Officials' calls leaving defenses waving white flag
The chickens came home to roost Sunday night in full view of millions of American football fans when Kansas City Chiefs’ rookie linebacker Breeland Speaks was afraid to tackle Tom Brady for fear of the NFL’s whistle-packing vigilantes’ response.
Speaks had Brady wrapped up and in his grasp for a sure sack when he suddenly took a hands off policy, hearing the NFL”s true anthem – “PLEASE RELEASE ME LET ME GO’’ – running through his mind.
Speaks mistakenly thought Brady had released a desperation pass while under duress and feared he’d be flagged for roughing the passer so he dropped him not onto the ground but like a hot potato.

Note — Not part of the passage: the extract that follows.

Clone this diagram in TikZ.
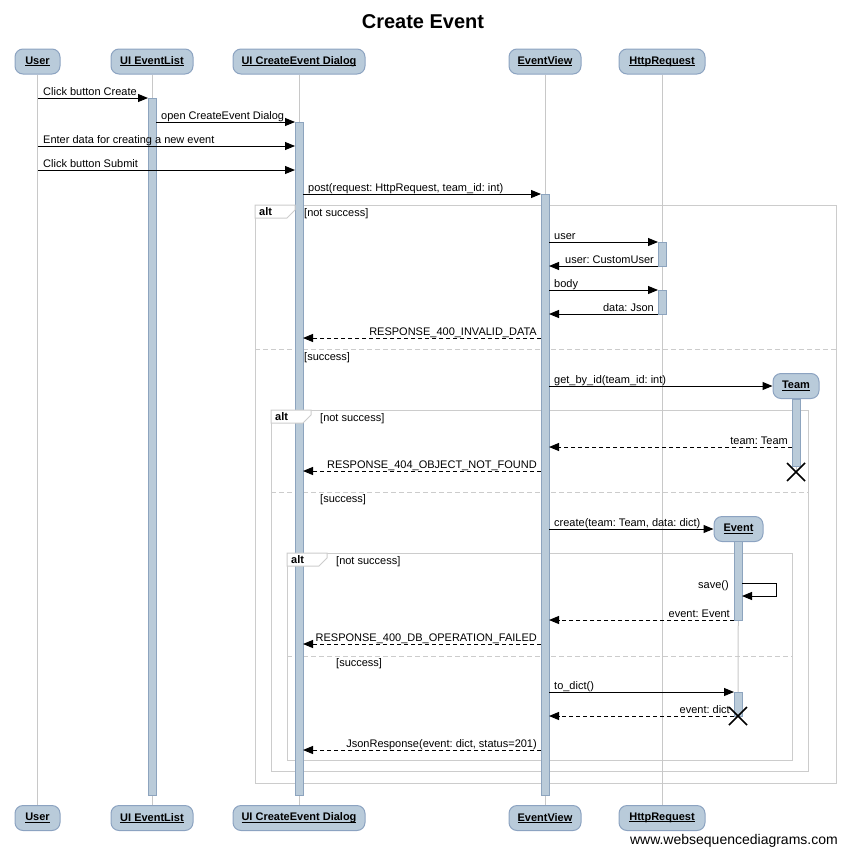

Freed at last, Brady ran headlong for a four-yard touchdown late in the fourth quarter what would become a 43-40 Patriots victory.
This was revealing of many things, not the least of which being how perverted the game has become because of the wild-eyed efforts of a few to make points the only measuring stick in pro football.
Once there was a time when a great defense was a revered as a potent offense. When the Colts and Giants played the most important game in NFL history – the 1958 NFL Championship game won in overtime by Baltimore – it pitted the league’s No. 1 defense (Giants) vs. the No. 1 offense (Colts). No one complained that 80 points were put up.
Today the absurdity of the lengths the league is going to to keep its quarterbacks not only upright but pain free and flinging footballs finally was exposed for the farce it has become on Speaks’ play because their efforts had now completely changed the very nature of a play essential to the game of football, which is to say the right to harass the quarterback.
All those points, all those passing yards, all those record that are being set almost weekly are as phony as poor Speaks’ notion that Brady had thrown the ball and the reason was exposed by Speaks’ mistaken reaction. He chose to not play football for fear of a referee’s retribution for, of all things, playing football.
“It was definitely on my mind, Speaks said of fear of being flagged for roughing the passer “It sucks.” Speaks excuse was not bogus. It was eloquent.
Through six weeks NFL officials have called roughing the passer 51 times. That compares with only 36 times a year ago. There has been a precipitous rise in penalties like roughing the passer and illegal contact (which when it comes to a receiver these days seems to be any contact) and what has become a record-breaking season of offense.
Through six weeks NFL teams have posted a record number of points (4,489), touchdowns (504) and touchdown passes (328). If you don’t find this kind of offense offensive, you don’t really like football. At least not real football, which is a game no longer being played.
Speaks says he’ll “finish the play next time” and take the opposing quarterback to the ground when he has the chance, risking both a penalty and a fine. Truth is he won’t because old men in business suits (or wearing loud Hawaiian shirts in Palm Beach in some cases) have taken the game away from young men in shoulder pads to the point where they are afraid to do their job because they no longer even know what it is.
Al Davis once famously said, “The quarterback must go down and he must go down haard!” Today NFL Commissioner Roger Goodell says “The quarterback must go untouched or I’ll come down on you haard!’’
“I don’t think as a committee we’ve ever apologized for trying to protect players that we think are in the most vulnerable state,’’ Competition Committee head Rich McKay said this week at the annual fall owners meeting in New York.
Well, if that’s their concern stop filling players full of pain killers and so many drugs they’d be banned from running in the Kentucky Derby just so you can send them out on the field. Now that change would actually truly protect players. If you think that’s going to happen however you must also think what you’re seeing today is actually the way this great game was intended to be played.
All that the decision to put quarterbacks in the protective custody of officials has done to the game of football was exposed Sunday night by Breeland Speaks. It’s made the quarterback’s job easy and those trying to defend against him neigh impossible. Football was always supposed to be a struggle. A struggle to gain yardage and a struggle to prevent those gains. Now it is only a struggle to see who can get the ball last.
Pile up all the stats you want. Break all the records you’d like. But understand this. Baseball had its steroid-fueled home run era and paid a steep price for the joke it turned its game into.
Now football is having its “home run’’ era fueled by a stand down policy that has handcuffed defenses to the point a guy would now just let the quarterback run free rather than take him to the ground. If this persists, numbers will grow but fans will eventually wise up. If someone as pedestrian as Matt Schaub could pass for over 4,000 yards three times in his less than illustrious career numbers really don’t mean anything anymore.
Baseball succeeded in accomplishing only one thing when it let offense run roughshod over pitching. It made its records meaningless and its game unrecognizable from what it was supposed to be. If pro football doesn’t stop juicing its game by juicing the quarterbacks while putting defenders on ice, it will soon enough suffer the same fate.